- What you need to do: Leave out the pictures, and retype only the lines from the beginning of the material through the line that contains "const TITLE = '#2c6cb2'", including both.

- Collected material:
^^^^
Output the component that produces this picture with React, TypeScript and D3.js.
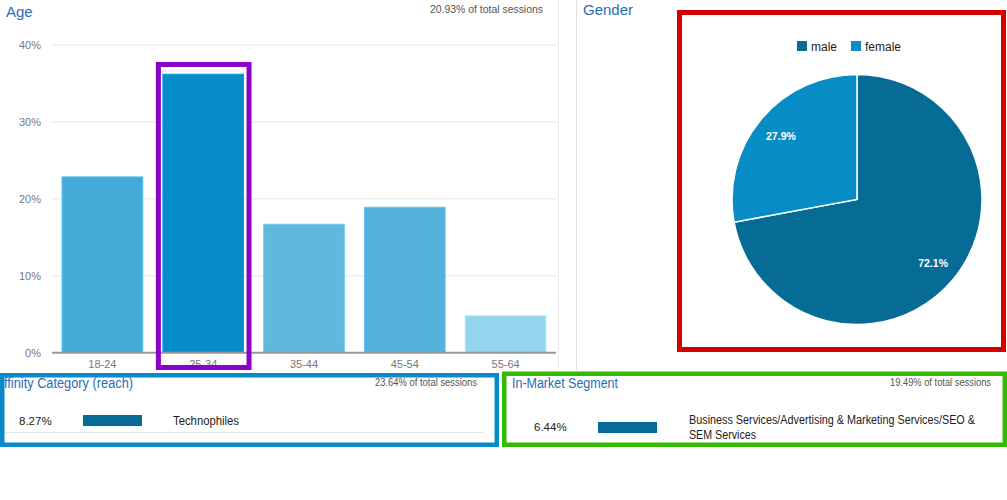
import * as d3 from 'd3'

const ageGroups = ['18-24', '25-34', '35-44', '45-54', '55-64']
const ageShare = [22.85, 36.2, 16.7, 18.9, 4.8]
const ageColors = ['#44aad8', '#068cc6', '#60b8dd', '#52b2dc', '#94d4ec']
const ageTicks = [0, 10, 20, 30, 40]

const genders = ['male', 'female']
const genderShare = [72.1, 27.9]
const genderColors = ['#066c96', '#078cc6']

const affinityNames = ['Technophiles']
const affinityShare = [8.27]
const segmentLines = ['Business Services/Advertising & Marketing Services/SEO &', 'SEM Services']
const segmentShare = [6.44]

const FONT = '"Liberation Sans", Arial, sans-serif'
const TITLE = '#2c6cb2'

// the bottom panels were rendered in a narrow face; squeeze to the reference widths
const squeeze = (w: number) => ({ textLength: w, lengthAdjust: 'spacingAndGlyphs' as const })

export default function App() {
  const x = d3.scaleBand<string>().domain(ageGroups).range([52, 556]).paddingInner(0.2).paddingOuter(0.1)
  const y = d3.scaleLinear().domain([0, 40]).range([352.7, 45])

  const pie = d3.pie<number>().sort(null).value(d => d)(genderShare)
  const arc = d3.arc<d3.PieArcDatum<number>>().innerRadius(0).outerRadius(125)
  const labelArc = d3.arc<d3.PieArcDatum<number>>().innerRadius(99).outerRadius(99)

  // each table's bars are relative to that table's top row
  const affW = d3.scaleLinear().domain([0, d3.max(affinityShare)!]).range([0, 59])
  const segW = d3.scaleLinear().domain([0, d3.max(segmentShare)!]).range([0, 59])

  const hi = ageGroups[ageShare.indexOf(d3.max(ageShare)!)]

  return (
    <svg width={1007} height={500} style={{ position: 'absolute', left: 0, top: 0, fontFamily: FONT }}>
      <rect width={1007} height={500} fill="#fff" />

      {/* Age panel */}
      <text x={6} y={17} fontSize={15} fill={TITLE}>Age</text>
      <text x={543} y={13} fontSize={11} fill="#555" textAnchor="end" {...squeeze(113)}>20.93% of total sessions</text>
      {ageTicks.map(t => (
        <g key={t}>
          {t > 0 && <line x1={52} x2={556} y1={y(t)} y2={y(t)} stroke="#e8e8e8" />}
          <text x={41} y={y(t) + 4} fontSize={11} fill="#777" textAnchor="end">{t}%</text>
        </g>
      ))}
      {ageGroups.map((g, i) => (
        <g key={g}>
          <rect x={x(g)} y={y(ageShare[i])} width={x.bandwidth()} height={y(0) - y(ageShare[i])}
            fill={ageColors[i]} stroke={d3.color(ageColors[i])!.brighter(0.3).toString()} strokeWidth={1} />
          <text x={x(g)! + x.bandwidth() / 2} y={368} fontSize={11} fill="#777" textAnchor="middle">{g}</text>
        </g>
      ))}
      <line x1={52} x2={556} y1={y(0)} y2={y(0)} stroke="#999" strokeWidth={2} />
      <rect x={x(hi)! - 4.5} y={64.5} width={x.bandwidth() + 10} height={303} fill="none" stroke="#8c00c8" strokeWidth={5} />

      <line x1={558.5} x2={558.5} y1={0} y2={370} stroke="#ececec" />
      <line x1={576.5} x2={576.5} y1={0} y2={370} stroke="#e0e0e0" />

      {/* Gender panel */}
      <text x={583} y={15} fontSize={15} fill={TITLE}>Gender</text>
      {genders.map((g, i) => {
        const lx = 797 + i * 54
        return (
          <g key={g}>
            <rect x={lx} y={41} width={10} height={10} fill={genderColors[i]} />
            <text x={lx + 14} y={50.5} fontSize={12} fill="#222">{g}</text>
          </g>
        )
      })}
      <g transform="translate(857,199.5)">
        {pie.map((p, i) => (
          <path key={i} d={arc(p)!} fill={genderColors[i]} stroke="#fff" strokeWidth={1.5} />
        ))}
        {pie.map((p, i) => {
          const [lx, ly] = labelArc.centroid(p)
          return (
            <text key={i} x={lx} y={ly + 4} fontSize={10.5} fontWeight="bold" fill="#fff" textAnchor="middle">
              {genderShare[i].toFixed(1)}%
            </text>
          )
        })}
      </g>
      <rect x={679.5} y={12.5} width={324} height={337} fill="none" stroke="#d40000" strokeWidth={5} />

      {/* Affinity panel */}
      <text x={4} y={388} fontSize={14} fill={TITLE} {...squeeze(129)}>ffinity Category (reach)</text>
      <text x={477} y={386} fontSize={10} fill="#555" textAnchor="end" {...squeeze(102)}>23.64% of total sessions</text>
      {affinityNames.map((n, i) => (
        <g key={n}>
          <text x={19} y={425} fontSize={11.5} fill="#222">{affinityShare[i].toFixed(2)}%</text>
          <rect x={83} y={415} width={affW(affinityShare[i])} height={11} fill="#066c96" />
          <text x={173} y={425} fontSize={12} fill="#222" {...squeeze(66)}>{n}</text>
        </g>
      ))}
      <line x1={5} x2={484} y1={432.5} y2={432.5} stroke="#e6e6e6" />
      <rect x={2.25} y={375.25} width={494.5} height={69.5} fill="none" stroke="#0a8ac8" strokeWidth={4.5} />

      {/* In-Market panel */}
      <text x={512} y={388} fontSize={14} fill={TITLE} {...squeeze(106)}>In-Market Segment</text>
      <text x={991} y={386} fontSize={10} fill="#555" textAnchor="end" {...squeeze(101)}>19.49% of total sessions</text>
      <text x={534} y={431} fontSize={11.5} fill="#222">{segmentShare[0].toFixed(2)}%</text>
      <rect x={598} y={422} width={segW(segmentShare[0])} height={11} fill="#066c96" />
      {segmentLines.map((s, i) => (
        <text key={i} x={689} y={424 + i * 15} fontSize={12} fill="#222" {...squeeze(i === 0 ? 286 : 67)}>{s}</text>
      ))}
      <rect x={504.25} y={373.75} width={500.5} height={71} fill="none" stroke="#33bb00" strokeWidth={4.5} />
    </svg>
  )
}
^^^^
- Response to the task:
Output the component that produces this picture with React, TypeScript and D3.js.
import * as d3 from 'd3'

const ageGroups = ['18-24', '25-34', '35-44', '45-54', '55-64']
const ageShare = [22.85, 36.2, 16.7, 18.9, 4.8]
const ageColors = ['#44aad8', '#068cc6', '#60b8dd', '#52b2dc', '#94d4ec']
const ageTicks = [0, 10, 20, 30, 40]

const genders = ['male', 'female']
const genderShare = [72.1, 27.9]
const genderColors = ['#066c96', '#078cc6']

const affinityNames = ['Technophiles']
const affinityShare = [8.27]
const segmentLines = ['Business Services/Advertising & Marketing Services/SEO &', 'SEM Services']
const segmentShare = [6.44]

const FONT = '"Liberation Sans", Arial, sans-serif'
const TITLE = '#2c6cb2'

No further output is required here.